Ottoman Sultan Orientalist Genre Oil Painting After Sir William Allan (1782-1850)
This oil on wooden board after the accomplished British painter, Sir William Allan, R.A., R.S.A (1782-1850), entitled Circassian Captives, depicts a Circassian tribal chief selling to the Turkish Sultan or a Pasha, captives of a neighboring tribe taken in war. The exposed portion of the board measures 16 by 23.75 inches (41 x 61 cm) and the period giltwoof frame measures 22.25 by 30 in. Titled on verso.. Condition is good. There are a few small areas of pain loss, noticeable along the upper right edge of the board. We have not examined the work under black light and there may be areas of restoration including inpainting.
According to Christie's (see description of lot 82, a painting by Allan with estimate of 30,000-50,000 GBP, in their sale in London on June 7, 2007) the original painting was exhibited to great acclaim in 1815 in Edinburgh. A reproduction on paper by the Scottish engraver, James Stewart, resides in the collection of the National Galleries of Scotland.
The Circassians are a muslim ethnic group from northwest Circassia. Most were displaced to Persia, the Ottoman Empire and elsewhere after many decades of war with the Russians and culminating in the Russo-Circassian War of 1864.
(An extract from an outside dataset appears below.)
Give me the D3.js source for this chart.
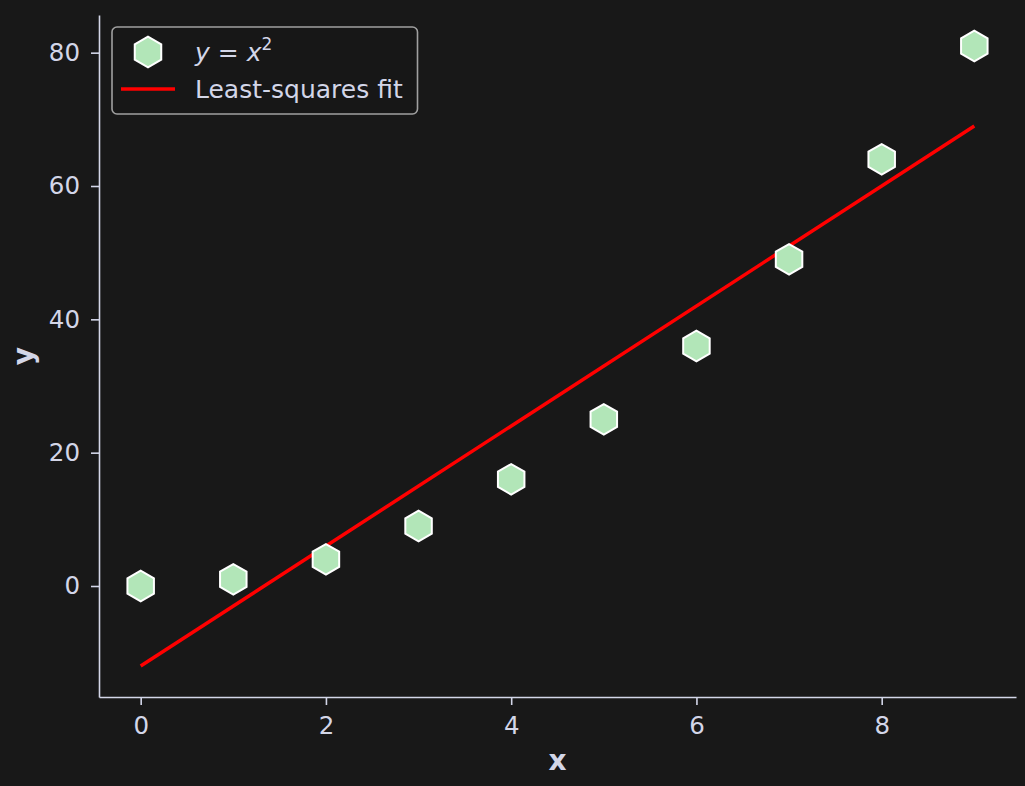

Allan was a distinguished Scottish historical painter. A member of the Royal Academy, he also served as President of the Royal Scottish Academy. He travelled widely, to France, Germany, Russian, Spain, Morocco and elsewhere, and is known for his painted genre scenes of historic moments and battles. Notably, in 1843 The Duke of Wellington is said to have purchased his painting entitled Battle of Waterloo from the English Side. In 1841 he became the limner (portraitist) to the queen in Scotland and was knighted in 1842.
Allan's works have periodically appeared at major auction. A most notable sale occurred at Sotheby's in London on September 5, 2001, in their sale of Scottish and Sporting Pictures, where his portrait of Mary Queen of Scots was offered in lot 1,333 with an estimate of 50,000-80,000 GBP and sold for 108,000 GBP.